Shares of Aphria (APHA) surged on Tuesday, following bullish analyst commentary. As of 3 p.m. EST, Aphria's stock price was up more than 25%.
Cantor Fitzgerald analyst Pablo Zuanic reiterated his overweight rating on Aphria's shares and boosted his one-year price forecast from $20.50 to $25.62. Zuanic's new target is roughly 51% higher than Aphria's closing price on Friday and 20% above its current price near $21.30.
Aphria is progressing toward its merger with fellow pot producer Tilray (TLRY). The deal could create a giant in the marijuana industry. The combined company would rank as the largest cannabis business in the world by revenue.
With Aphria trading at a significant discount to the merger price, Zuanic says its shares are a better bargain than those of Tilray.

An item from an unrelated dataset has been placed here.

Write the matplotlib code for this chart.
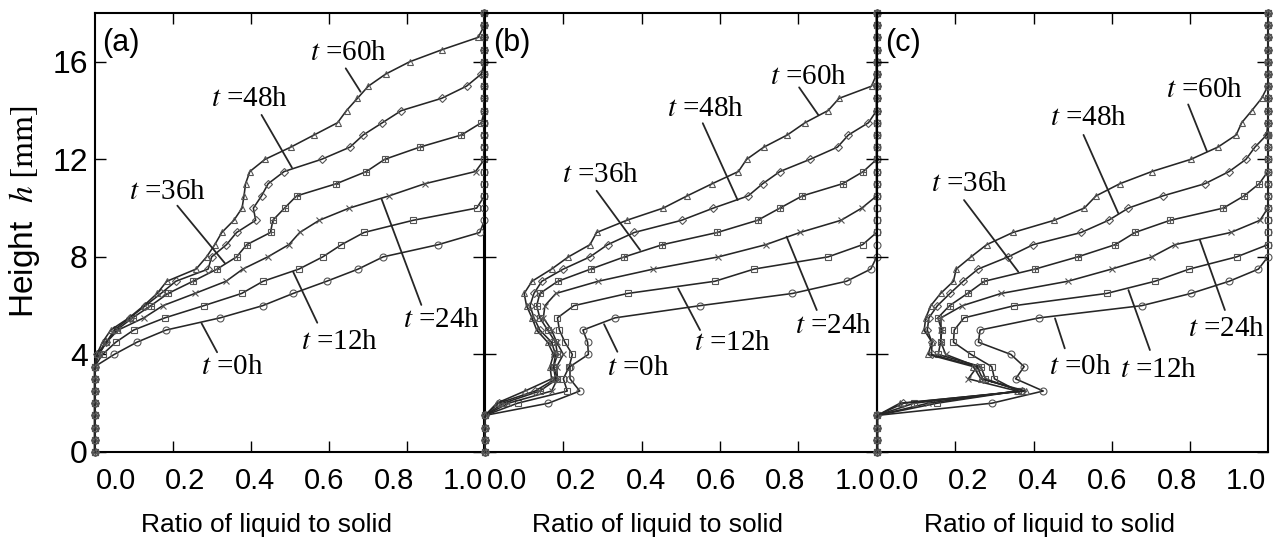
import matplotlib.pyplot as plt
import numpy as np

plt.rcParams['font.family'] = ['Liberation Sans', 'DejaVu Sans']
plt.rcParams['mathtext.fontset'] = 'stix'

# sampled heights h [mm]
heights = [0, 0.5, 1, 1.5, 2, 2.5, 3, 3.5, 4, 4.5, 5, 5.5, 6, 6.5, 7, 7.5, 8, 8.5,
           9, 9.5, 10, 10.5, 11, 11.5, 12, 12.5, 13, 13.5, 14, 14.5, 15, 15.5, 16,
           16.5, 17, 17.5, 18]

times = ['0h', '12h', '24h', '36h', '48h', '60h']

# panel (a)
a_0h = [0, 0, 0, 0, 0, 0, 0, 0,
        0.05, 0.108, 0.183, 0.322, 0.431, 0.509, 0.595, 0.676, 0.74, 0.881, 0.988,
        1, 1, 1, 1, 1, 1, 1, 1, 1, 1, 1, 1, 1, 1, 1, 1, 1, 1]
a_12h = [0, 0, 0, 0, 0, 0, 0, 0,
         0.02, 0.054, 0.10, 0.18, 0.28, 0.377, 0.432, 0.524, 0.585, 0.633, 0.691, 0.817, 0.98,
         1, 1, 1, 1, 1, 1, 1, 1, 1, 1, 1, 1, 1, 1, 1, 1]
a_24h = [0, 0, 0, 0, 0, 0, 0, 0,
         0.01, 0.03, 0.06, 0.126, 0.175, 0.257, 0.337, 0.38, 0.444, 0.498, 0.526, 0.576,
         0.653, 0.755, 0.847, 0.977,
         1, 1, 1, 1, 1, 1, 1, 1, 1, 1, 1, 1, 1]
a_36h = [0, 0, 0, 0, 0, 0, 0, 0,
         0.01, 0.03, 0.056, 0.097, 0.144, 0.188, 0.252, 0.314, 0.364, 0.39, 0.451, 0.457,
         0.487, 0.518, 0.62, 0.697, 0.744, 0.834, 0.941, 0.992,
         1, 1, 1, 1, 1, 1, 1, 1, 1]
a_48h = [0, 0, 0, 0, 0, 0, 0, 0,
         0.005, 0.03, 0.05, 0.09, 0.13, 0.17, 0.208, 0.291, 0.30, 0.338, 0.364, 0.413,
         0.407, 0.428, 0.445, 0.486, 0.582, 0.655, 0.689, 0.738, 0.787, 0.89, 0.954, 0.992,
         1, 1, 1, 1, 1]
a_60h = [0, 0, 0, 0, 0, 0, 0, 0,
         0.005, 0.02, 0.041, 0.088, 0.126, 0.16, 0.185, 0.26, 0.287, 0.308, 0.326, 0.357,
         0.378, 0.383, 0.387, 0.398, 0.437, 0.503, 0.563, 0.623, 0.646, 0.674, 0.702, 0.747,
         0.808, 0.892, 0.984,
         1, 1]

# panel (b)
b_0h = [0, 0, 0, 0,
        0.162, 0.242, 0.217, 0.217, 0.264, 0.262, 0.25, 0.332, 0.549, 0.785, 0.923, 0.985,
        1, 1, 1, 1, 1, 1, 1, 1, 1, 1, 1, 1, 1, 1, 1, 1, 1, 1, 1, 1, 1]
b_12h = [0, 0, 0, 0,
         0.083, 0.21, 0.20, 0.215, 0.223, 0.204, 0.19, 0.185, 0.227, 0.364, 0.587, 0.687,
         0.876, 0.964,
         1, 1, 1, 1, 1, 1, 1, 1, 1, 1, 1, 1, 1, 1, 1, 1, 1, 1, 1]
b_24h = [0, 0, 0, 0,
         0.06, 0.17, 0.185, 0.183, 0.20, 0.183, 0.17, 0.149, 0.153, 0.181, 0.289, 0.43,
         0.596, 0.717, 0.804, 0.909, 0.962,
         1, 1, 1, 1, 1, 1, 1, 1, 1, 1, 1, 1, 1, 1, 1, 1]
b_36h = [0, 0, 0, 0,
         0.047, 0.14, 0.185, 0.175, 0.185, 0.18, 0.16, 0.14, 0.132, 0.14, 0.186, 0.27,
         0.356, 0.453, 0.593, 0.696, 0.753, 0.81, 0.913, 0.966,
         1, 1, 1, 1, 1, 1, 1, 1, 1, 1, 1, 1, 1]
b_48h = [0, 0, 0, 0,
         0.035, 0.128, 0.18, 0.175, 0.18, 0.17, 0.14, 0.125, 0.115, 0.125, 0.145, 0.20,
         0.268, 0.313, 0.381, 0.502, 0.583, 0.672, 0.709, 0.753, 0.83, 0.90, 0.928, 0.979,
         1, 1, 1, 1, 1, 1, 1, 1, 1]
b_60h = [0, 0, 0, 0,
         0.03, 0.102, 0.17, 0.166, 0.175, 0.16, 0.132, 0.12, 0.106, 0.10, 0.12, 0.17,
         0.213, 0.268, 0.285, 0.362, 0.455, 0.516, 0.58, 0.647, 0.668, 0.712, 0.772, 0.817,
         0.876, 0.904, 0.987,
         1, 1, 1, 1, 1, 1]

# panel (c)
c_0h = [0, 0, 0, 0,
        0.293, 0.425, 0.354, 0.376, 0.342, 0.259, 0.263, 0.415, 0.677, 0.803, 0.901, 0.976,
        1, 1, 1, 1, 1, 1, 1, 1, 1, 1, 1, 1, 1, 1, 1, 1, 1, 1, 1, 1, 1]
c_12h = [0, 0, 0, 0,
         0.153, 0.36, 0.30, 0.293, 0.24, 0.195, 0.197, 0.222, 0.351, 0.587, 0.711, 0.799,
         0.92,
         1, 1, 1, 1, 1, 1, 1, 1, 1, 1, 1, 1, 1, 1, 1, 1, 1, 1, 1, 1]
c_24h = [0, 0, 0, 0,
         0.13, 0.358, 0.233, 0.256, 0.175, 0.163, 0.163, 0.163, 0.218, 0.317, 0.488, 0.60,
         0.703, 0.762, 0.905, 0.98,
         1, 1, 1, 1, 1, 1, 1, 1, 1, 1, 1, 1, 1, 1, 1, 1, 1]
c_36h = [0, 0, 0, 0,
         0.094, 0.367, 0.277, 0.265, 0.156, 0.162, 0.165, 0.155, 0.185, 0.231, 0.274, 0.404,
         0.513, 0.609, 0.66, 0.75, 0.886, 0.939, 0.978,
         1, 1, 1, 1, 1, 1, 1, 1, 1, 1, 1, 1, 1, 1]
c_48h = [0, 0, 0, 0,
         0.067, 0.37, 0.27, 0.255, 0.139, 0.14, 0.128, 0.132, 0.154, 0.186, 0.22, 0.258,
         0.335, 0.399, 0.522, 0.592, 0.643, 0.731, 0.839, 0.901, 0.944, 0.967, 0.997,
         1, 1, 1, 1, 1, 1, 1, 1, 1, 1]
c_60h = [0, 0, 0, 0,
         0.058, 0.38, 0.265, 0.246, 0.13, 0.14, 0.12, 0.124, 0.137, 0.162, 0.195, 0.202,
         0.24, 0.28, 0.347, 0.453, 0.53, 0.56, 0.621, 0.703, 0.803, 0.872, 0.919, 0.933,
         0.959, 0.984,
         1, 1, 1, 1, 1, 1, 1]

xtick_labels = ['0.0', '0.2', '0.4', '0.6', '0.8', '1.0']

# label text centre, leader line start, leader line end (data coords)
notes_a = {'0h': ((0.352, 3.49), (0.274, 5.28), (0.314, 4.09)),
           '12h': ((0.629, 4.51), (0.509, 7.39), (0.571, 5.30)),
           '24h': ((0.891, 5.41), (0.838, 6.03), (0.736, 10.37)),
           '36h': ((0.188, 10.66), (0.212, 10.10), (0.334, 7.74)),
           '48h': ((0.396, 14.47), (0.428, 13.82), (0.506, 11.66)),
           '60h': ((0.652, 16.36), (0.644, 15.73), (0.682, 14.77))}
notes_b = {'0h': ((0.390, 3.44), (0.304, 5.24), (0.338, 4.11)),
           '12h': ((0.633, 4.47), (0.493, 6.71), (0.549, 5.00)),
           '24h': ((0.891, 5.17), (0.847, 5.82), (0.770, 8.83)),
           '36h': ((0.296, 11.36), (0.285, 10.71), (0.396, 8.28)),
           '48h': ((0.562, 14.06), (0.556, 13.48), (0.645, 10.33)),
           '60h': ((0.827, 15.37), (0.802, 14.95), (0.851, 13.82))}
notes_c = {'0h': ((0.519, 3.49), (0.455, 5.48), (0.480, 4.25)),
           '12h': ((0.721, 3.36), (0.643, 6.64), (0.698, 4.18)),
           '24h': ((0.893, 5.04), (0.890, 5.82), (0.826, 8.69)),
           '36h': ((0.235, 10.99), (0.222, 10.33), (0.361, 7.39)),
           '48h': ((0.540, 13.69), (0.528, 13.00), (0.617, 9.79)),
           '60h': ((0.837, 14.84), (0.796, 14.25), (0.844, 12.33))}

panels = [('(a)', [a_0h, a_12h, a_24h, a_36h, a_48h, a_60h], notes_a, 0.0740, 0.3045),
          ('(b)', [b_0h, b_12h, b_24h, b_36h, b_48h, b_60h], notes_b, 0.3789, 0.3060),
          ('(c)', [c_0h, c_12h, c_24h, c_36h, c_48h, c_60h], notes_c, 0.6854, 0.3051)]

markers = ['o', 's', 'x', 's', 'D', '^']
sizes = [5, 5, 5, 5, 4, 5]
line_col = '#262626'
mark_col = '#555555'

fig = plt.figure(figsize=(12.8, 5.5), dpi=100)

for i, (tag, series, notes, left, width) in enumerate(panels):
    ax = fig.add_axes([left, 0.1782, width, 0.7982])
    ax.patch.set_visible(False)

    for t, vals, mk, ms in zip(times, series, markers, sizes):
        ax.plot(vals, heights, color=line_col, lw=1.15, marker=mk, ms=ms,
                mfc='none', mec=mark_col, mew=0.8, clip_on=False, zorder=3)
        if t == '36h':
            # boxed plus marker
            ax.plot(vals, heights, ls='none', marker='+', ms=5, mec=mark_col,
                    mew=0.8, clip_on=False, zorder=3)

    for t, (txt, p0, p1) in notes.items():
        ax.annotate('', xy=p1, xytext=p0,
                    arrowprops=dict(arrowstyle='-', color=line_col, lw=1.3,
                                    shrinkA=0, shrinkB=0))
        ax.text(txt[0], txt[1], r'$t$ =' + t, fontsize=21, ha='center', va='center',
                family='Liberation Serif')

    ax.text(0.02, 0.965, tag, transform=ax.transAxes, fontsize=22, ha='left', va='top')

    ax.set_xlim(0, 1)
    ax.set_ylim(0, 18)

    ax.set_xticks(np.linspace(0.055, 0.945, 6))
    ax.set_xticklabels(xtick_labels)
    ax.tick_params(axis='x', which='major', length=0, pad=11, labelsize=21)
    ax.set_xticks([0.2, 0.4, 0.6, 0.8], minor=True)
    ax.tick_params(axis='x', which='minor', direction='in', length=8, width=1,
                   top=True, bottom=True)

    ax.set_yticks([0, 4, 8, 12, 16])
    ax.tick_params(axis='y', direction='in', length=8, width=1, left=True, right=True,
                   labelsize=23, pad=5)
    if i > 0:
        ax.set_yticklabels([])

    for s in ax.spines.values():
        s.set_linewidth(1.5)

    ax.set_xlabel('Ratio of liquid to solid', fontsize=19, va='top')
    ax.xaxis.set_label_coords(0.44, -0.14)

fig.text(0.0195, 0.6145, r'Height  $h\ \mathrm{[mm]}$', rotation=90, fontsize=24,
         ha='center', va='center')

fig.savefig('out.png', dpi=100)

The pending union of Aphria and Tilray is intriguing. The prospective cannabis titan would not only have a leading market share in Canada, but also strong growth prospects in international markets.
Investors will have the opportunity to hear from Tilray's leadership team as to the status of the merger when the weed maker reports its fourth-quarter financial results after the market close on Wednesday. Shareholders will also want to tune into Tilray's earnings conference call, which is scheduled to begin at 5 p.m. EST that same day.